The optics seem to suggest that. Fighter jets flanked MBS’s inbound plane, a troop of soldiers fired off a 21-gun salute, and a spokesman for Pakistan’s armed forces told Arab News the country’s military is committed to “standing by our Saudi brethren.” Pakistan’s military is among the 20 most powerful in the world, according to U.S. website Global Firepower and the country is one of only eight to have declared possessing nuclear weapons. Global Firepower ranks nuclear-armed India’s military the world’s fourth most powerful.
“Pakistan is providing capacity to militaries across the Gulf, but particularly Saudi Arabia. They couldn’t function without the Pakistanis,” says Krieg, the Middle East security expert, adding that estimates of how many Pakistani soldiers are serving in the Kingdom go as high as 65,000. “If ever relations went sour, Saudi Arabia wouldn’t have another source of manpower to fuel the massive military machine,” Krieg says.
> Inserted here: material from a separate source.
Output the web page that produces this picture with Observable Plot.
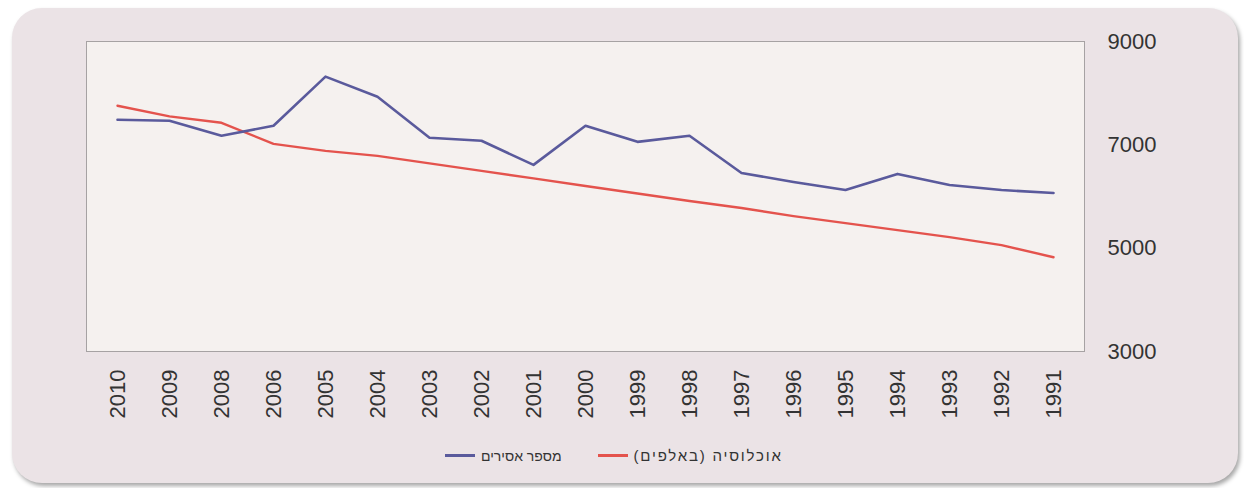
<!DOCTYPE html>
<html lang="he">
<head>
<meta charset="utf-8">
<script src="https://cdn.jsdelivr.net/npm/d3@7"></script>
<script src="https://cdn.jsdelivr.net/npm/@observablehq/plot@0.6"></script>
<style>
  html, body { margin: 0; padding: 0; background: #ffffff; width: 1244px; height: 488px; overflow: hidden; }
  #card {
    position: absolute; left: 12px; top: 8px; width: 1226px; height: 475px;
    background: #ebe3e6; border-radius: 30px;
    box-shadow: 2px 3px 4px rgba(0,0,0,0.35);
  }
  #chart { position: absolute; left: 0; top: 0; }
  #chart svg { background: transparent !important; }
  g[aria-label="frame"] rect { filter: drop-shadow(3px 4px 2px rgba(0,0,0,0.35)); }
  #legend {
    position: absolute; top: 447px; left: 445px;
    display: flex; flex-direction: row; align-items: center;
    font-family: "Liberation Sans", Arial, sans-serif; font-size: 14px; color: #333;
  }
  .sw { display: inline-block; width: 30px; height: 2.5px; margin-right: 6px; }
  .item { display: flex; align-items: center; margin-right: 36px; }
  .lab { direction: rtl; unicode-bidi: embed; }
  .item:nth-child(2) .lab { letter-spacing: 1.8px; font-size: 15px; }
</style>
</head>
<body>
<div id="card"></div>
<div id="chart"></div>
<div id="legend"></div>
<script>
// Categories (x axis, left to right as shown)
const years = ["2010","2009","2008","2006","2005","2004","2003","2002","2001","2000","1999","1998","1997","1996","1995","1994","1993","1992","1991"];
// Series: number of prisoners
const prisoners = [7485,7466,7175,7369,8320,7932,7136,7078,6612,7369,7058,7175,6456,6282,6126,6437,6223,6126,6068];
// Series: population (thousands)
const population = [7757,7550,7427,7019,6883,6786,6641,6495,6350,6204,6058,5913,5777,5621,5485,5350,5214,5058,4825];
// Y tick labels
const yTicks = [3000,5000,7000,9000];
// Series names
const seriesNames = ["מספר אסירים", "אוכלוסיה (באלפים)"];
const seriesColors = ["#5a5a9c", "#e4534d"];

const dataP = years.map((y, i) => ({year: y, value: prisoners[i]}));
const dataQ = years.map((y, i) => ({year: y, value: population[i]}));

const chart = Plot.plot({
  width: 1244,
  height: 440,
  marginTop: 41,
  marginBottom: 89,
  marginLeft: 86,
  marginRight: 160,
  style: {background: "transparent", fontFamily: "'Liberation Sans', Arial, sans-serif", color: "#333"},
  x: {type: "point", domain: years, padding: 0.5},
  y: {domain: [3000, 9000]},
  marks: [
    Plot.frame({fill: "#f5f1ef", stroke: "#a6a2a3", strokeWidth: 1}),
    Plot.line(dataQ, {x: "year", y: "value", stroke: seriesColors[1], strokeWidth: 2.4}),
    Plot.line(dataP, {x: "year", y: "value", stroke: seriesColors[0], strokeWidth: 2.6}),
    Plot.axisX({tickRotate: -90, tickSize: 0, tickPadding: 18, fontSize: 22, fill: "#333", label: null}),
    Plot.axisY({anchor: "right", ticks: yTicks, tickSize: 0, tickPadding: 23, fontSize: 22, fill: "#333", tickFormat: d3.format("d"), label: null})
  ]
});
document.getElementById("chart").appendChild(chart);

const legend = document.getElementById("legend");
seriesNames.forEach((name, i) => {
  const item = document.createElement("div");
  item.className = "item";
  const sw = document.createElement("span");
  sw.className = "sw";
  sw.style.background = seriesColors[i];
  const lab = document.createElement("span");
  lab.className = "lab";
  lab.textContent = name;
  item.appendChild(sw);
  item.appendChild(lab);
  legend.appendChild(item);
});
</script>
</body>
</html>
Separately, Saudi Arabia has long been rumored to have nuclear weapons “on order” from Pakistan. Although Riyadh currently purchases billions of dollars worth of weapons from the U.S., the U.K., and other nations, the U.S. Deputy Energy Secretary recently said Washington would not help the Kingdom develop nuclear technology without guarantees it would only be used for civilian purposes, CNBC reports. In addition to its economic pivot to Asia, Riyadh is attempting to diversify its supply of military assets, Krieg says. “The Pakistanis are a very important part of this because they can procure technology that nobody else might be willing to procure at this point.”